Using the grokLog format in Amazon Glue - Amazon Glue
Services or capabilities described in Amazon Web Services documentation might vary by Region. To see the differences applicable to the China Regions, see Getting Started with Amazon Web Services in China (PDF).

Using the grokLog format in Amazon Glue

Amazon Glue retrieves data from sources and writes data to targets stored and transported in various data formats. If your data is stored or transported in a loosely structured plaintext format, this document introduces you available features for using your data in Amazon Glue through Grok patterns.

Amazon Glue supports using Grok patterns. Grok patterns are similar to regular expression capture groups. They recognize patterns of character sequences in a plaintext file and give them a type and purpose. In Amazon Glue, their primary purpose is to read logs. For an introduction to the Grok by the authors, see Logstash Reference: Grok filter plugin.

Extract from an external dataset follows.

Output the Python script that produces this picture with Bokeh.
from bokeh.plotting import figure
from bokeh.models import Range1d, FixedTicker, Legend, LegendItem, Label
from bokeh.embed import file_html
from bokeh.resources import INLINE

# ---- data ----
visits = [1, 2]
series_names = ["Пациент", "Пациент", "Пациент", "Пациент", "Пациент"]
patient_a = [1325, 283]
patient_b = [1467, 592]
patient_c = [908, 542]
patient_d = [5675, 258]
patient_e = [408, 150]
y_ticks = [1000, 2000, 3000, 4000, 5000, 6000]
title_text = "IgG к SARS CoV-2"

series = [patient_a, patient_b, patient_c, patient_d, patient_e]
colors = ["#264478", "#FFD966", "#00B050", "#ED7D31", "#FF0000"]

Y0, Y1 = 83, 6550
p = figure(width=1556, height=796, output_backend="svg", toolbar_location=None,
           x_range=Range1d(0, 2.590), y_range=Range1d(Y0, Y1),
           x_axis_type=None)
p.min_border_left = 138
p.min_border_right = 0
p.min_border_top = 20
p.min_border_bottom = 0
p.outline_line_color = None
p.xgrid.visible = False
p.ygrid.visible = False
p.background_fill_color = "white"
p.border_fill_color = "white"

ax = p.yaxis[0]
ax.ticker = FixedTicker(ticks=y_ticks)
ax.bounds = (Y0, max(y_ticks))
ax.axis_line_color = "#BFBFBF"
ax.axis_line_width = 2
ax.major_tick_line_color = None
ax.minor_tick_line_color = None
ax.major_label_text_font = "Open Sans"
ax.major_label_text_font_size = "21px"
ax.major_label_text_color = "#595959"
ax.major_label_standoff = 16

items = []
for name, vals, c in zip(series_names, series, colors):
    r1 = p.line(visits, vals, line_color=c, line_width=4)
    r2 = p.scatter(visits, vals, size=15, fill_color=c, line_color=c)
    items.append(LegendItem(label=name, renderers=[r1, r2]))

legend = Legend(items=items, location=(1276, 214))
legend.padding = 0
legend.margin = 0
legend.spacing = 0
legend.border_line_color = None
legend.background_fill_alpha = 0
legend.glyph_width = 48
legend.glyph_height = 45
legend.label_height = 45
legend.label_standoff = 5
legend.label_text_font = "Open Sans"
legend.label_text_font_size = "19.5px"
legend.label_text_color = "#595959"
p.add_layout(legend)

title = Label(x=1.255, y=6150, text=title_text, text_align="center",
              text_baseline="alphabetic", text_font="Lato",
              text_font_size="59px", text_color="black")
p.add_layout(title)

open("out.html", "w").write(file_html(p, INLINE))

Read Write Streaming read Group small files Job bookmarks
Supported Not Applicable Supported Supported Unsupported

grokLog configuration reference

You can use the following format_options values with format="grokLog":

  • logFormat — Specifies the Grok pattern that matches the log's format.

  • customPatterns — Specifies additional Grok patterns used here.

  • MISSING — Specifies the signal to use in identifying missing values. The default is '-'.

  • LineCount — Specifies the number of lines in each log record. The default is '1', and currently only single-line records are supported.

  • StrictMode — A Boolean value that specifies whether strict mode is turned on. In strict mode, the reader doesn't do automatic type conversion or recovery. The default value is "false".